Sonó como el silbato de una locomotora de vapor, y se elevó por encima de los murmullos del bar. En un momento, todos los licántropos estaban en pie acercándose a Bat. Magnus también se levantó, aunque Catarina lo agarró de la manga…

—No…

—No me pasará nada. —Se soltó y se abrió paso entre la gente en dirección a Bat. El resto de la manada se hallaba formando un semicírculo ante él. Se tensaron, desconfiados, al ver a un brujo entre ellos tratando de acercarse a su jefe. Una mujer loba rubia se puso delante de Magnus para cerrarle el paso, pero Bat alzó la mano.

—No pasa nada, Amabel —dijo. Su voz no era amistosa, pero sí correcta—. Magnus Bane, ¿me equivoco? ¿Brujo supremo de Brooklyn? Maia Roberts dice que puedo confiar en ti.

—Puedes.

—Bien, pero la manada tiene asuntos urgentes. ¿Qué quieres?

—Has recibido una llamada. —Magnus hizo un gesto hacia el móvil de Bat—. ¿Era Luke? ¿Ha pasado algo en Alacante?

Bat negó con la cabeza. Su expresión resultaba inescrutable.

—Entonces ¿otro ataque a un Instituto? —preguntó Magnus.
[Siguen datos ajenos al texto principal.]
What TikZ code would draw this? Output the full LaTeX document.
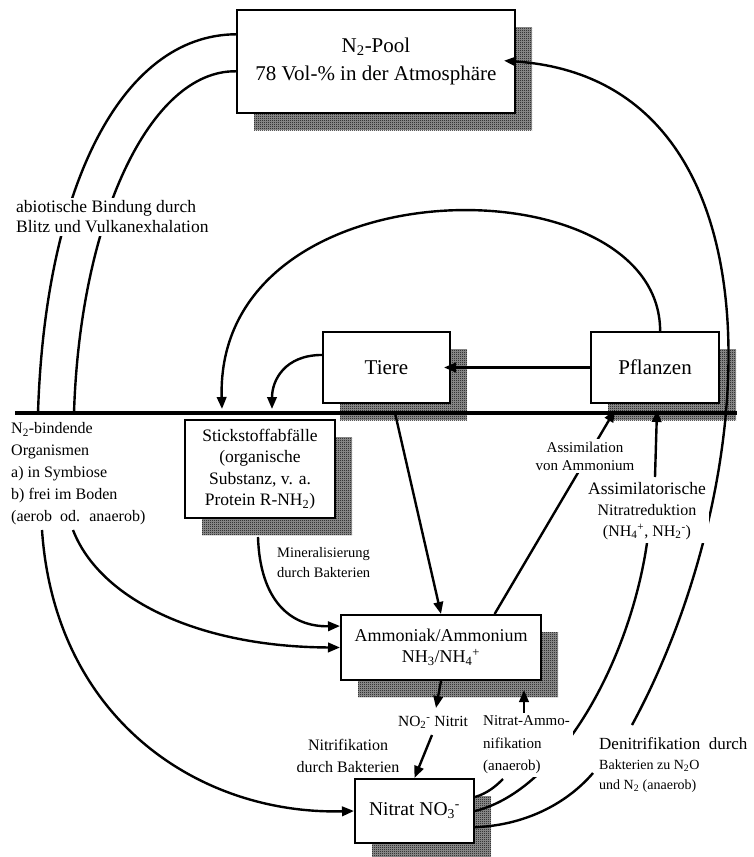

Estaba acostumbrado a ser el que tenía las respuestas, y odiaba no saber algo. Y aunque el Instituto de Nueva York estuviera vacío, no quería decir que otros Institutos estuvieran desprotegidos, que no pudiera haber habido una batalla, una en la que Alec podría haber decidido involucrarse…

—No en un Instituto —contestó Bat—. Me ha llamado Maia. El cuartel general del Praetor Lupus ha ardido hasta los cimientos. Al menos hay cien licántropos muertos, incluido Praetor Scott y Jordan Kyle. Sebastian Morgenstern nos ha metido en su lucha.